-- Dataset content start --

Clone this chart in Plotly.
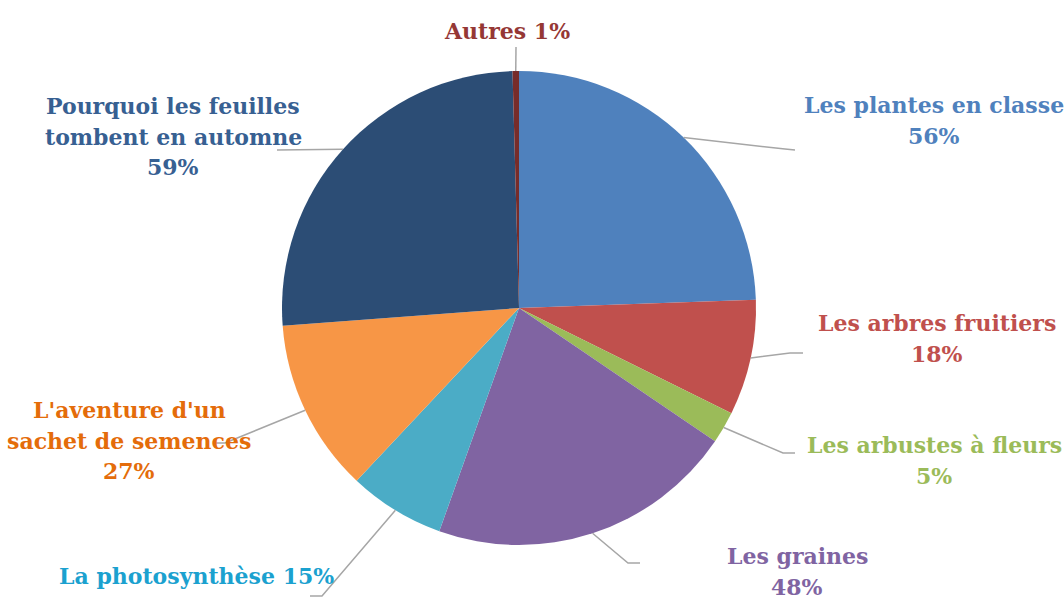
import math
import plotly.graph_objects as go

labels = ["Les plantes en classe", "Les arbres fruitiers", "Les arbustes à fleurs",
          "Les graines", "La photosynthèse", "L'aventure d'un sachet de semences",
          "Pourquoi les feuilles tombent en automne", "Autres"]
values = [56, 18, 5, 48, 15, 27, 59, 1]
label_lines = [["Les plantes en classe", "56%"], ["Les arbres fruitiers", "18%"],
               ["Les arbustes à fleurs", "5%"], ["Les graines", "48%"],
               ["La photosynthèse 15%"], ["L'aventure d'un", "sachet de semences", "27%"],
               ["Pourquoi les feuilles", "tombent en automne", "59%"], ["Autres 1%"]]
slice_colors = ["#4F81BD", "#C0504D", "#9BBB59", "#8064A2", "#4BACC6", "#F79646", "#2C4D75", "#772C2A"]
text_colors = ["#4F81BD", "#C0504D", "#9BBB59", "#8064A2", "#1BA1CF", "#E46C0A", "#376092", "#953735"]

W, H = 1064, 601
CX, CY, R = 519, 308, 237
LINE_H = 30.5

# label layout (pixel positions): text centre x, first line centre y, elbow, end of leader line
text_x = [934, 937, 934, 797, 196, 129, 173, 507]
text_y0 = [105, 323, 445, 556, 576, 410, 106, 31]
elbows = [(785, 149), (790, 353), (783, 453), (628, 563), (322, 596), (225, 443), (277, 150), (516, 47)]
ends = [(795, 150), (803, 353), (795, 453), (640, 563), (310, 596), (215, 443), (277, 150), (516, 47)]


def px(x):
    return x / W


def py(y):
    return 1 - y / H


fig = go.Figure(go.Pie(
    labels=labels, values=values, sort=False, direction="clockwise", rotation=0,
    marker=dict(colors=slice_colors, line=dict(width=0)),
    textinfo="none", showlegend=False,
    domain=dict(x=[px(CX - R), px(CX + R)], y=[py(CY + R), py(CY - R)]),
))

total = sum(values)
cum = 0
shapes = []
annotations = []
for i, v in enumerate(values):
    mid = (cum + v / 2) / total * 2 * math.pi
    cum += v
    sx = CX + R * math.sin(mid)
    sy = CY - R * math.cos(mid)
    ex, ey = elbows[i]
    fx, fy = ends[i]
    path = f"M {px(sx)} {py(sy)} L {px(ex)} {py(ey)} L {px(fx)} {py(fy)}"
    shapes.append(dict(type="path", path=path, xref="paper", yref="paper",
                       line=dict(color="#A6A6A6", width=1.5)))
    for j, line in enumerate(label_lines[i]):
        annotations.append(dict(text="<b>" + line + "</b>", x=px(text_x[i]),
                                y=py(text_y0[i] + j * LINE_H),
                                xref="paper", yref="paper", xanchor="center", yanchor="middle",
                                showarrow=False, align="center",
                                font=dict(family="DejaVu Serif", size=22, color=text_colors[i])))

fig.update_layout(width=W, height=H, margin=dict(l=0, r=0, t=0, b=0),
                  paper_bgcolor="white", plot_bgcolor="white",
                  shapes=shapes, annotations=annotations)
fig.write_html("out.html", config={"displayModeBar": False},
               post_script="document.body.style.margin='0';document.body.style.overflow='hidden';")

-- Dataset content end --

= Exercise aim =
Only the lines from the top of the data through the line with "return 1 - y / H" should be quoted, exactly and with both ends kept; skip the pictures.

= Solution for this task =
Clone this chart in Plotly.
import math
import plotly.graph_objects as go

labels = ["Les plantes en classe", "Les arbres fruitiers", "Les arbustes à fleurs",
          "Les graines", "La photosynthèse", "L'aventure d'un sachet de semences",
          "Pourquoi les feuilles tombent en automne", "Autres"]
values = [56, 18, 5, 48, 15, 27, 59, 1]
label_lines = [["Les plantes en classe", "56%"], ["Les arbres fruitiers", "18%"],
               ["Les arbustes à fleurs", "5%"], ["Les graines", "48%"],
               ["La photosynthèse 15%"], ["L'aventure d'un", "sachet de semences", "27%"],
               ["Pourquoi les feuilles", "tombent en automne", "59%"], ["Autres 1%"]]
slice_colors = ["#4F81BD", "#C0504D", "#9BBB59", "#8064A2", "#4BACC6", "#F79646", "#2C4D75", "#772C2A"]
text_colors = ["#4F81BD", "#C0504D", "#9BBB59", "#8064A2", "#1BA1CF", "#E46C0A", "#376092", "#953735"]

W, H = 1064, 601
CX, CY, R = 519, 308, 237
LINE_H = 30.5

# label layout (pixel positions): text centre x, first line centre y, elbow, end of leader line
text_x = [934, 937, 934, 797, 196, 129, 173, 507]
text_y0 = [105, 323, 445, 556, 576, 410, 106, 31]
elbows = [(785, 149), (790, 353), (783, 453), (628, 563), (322, 596), (225, 443), (277, 150), (516, 47)]
ends = [(795, 150), (803, 353), (795, 453), (640, 563), (310, 596), (215, 443), (277, 150), (516, 47)]


def px(x):
    return x / W


def py(y):
    return 1 - y / H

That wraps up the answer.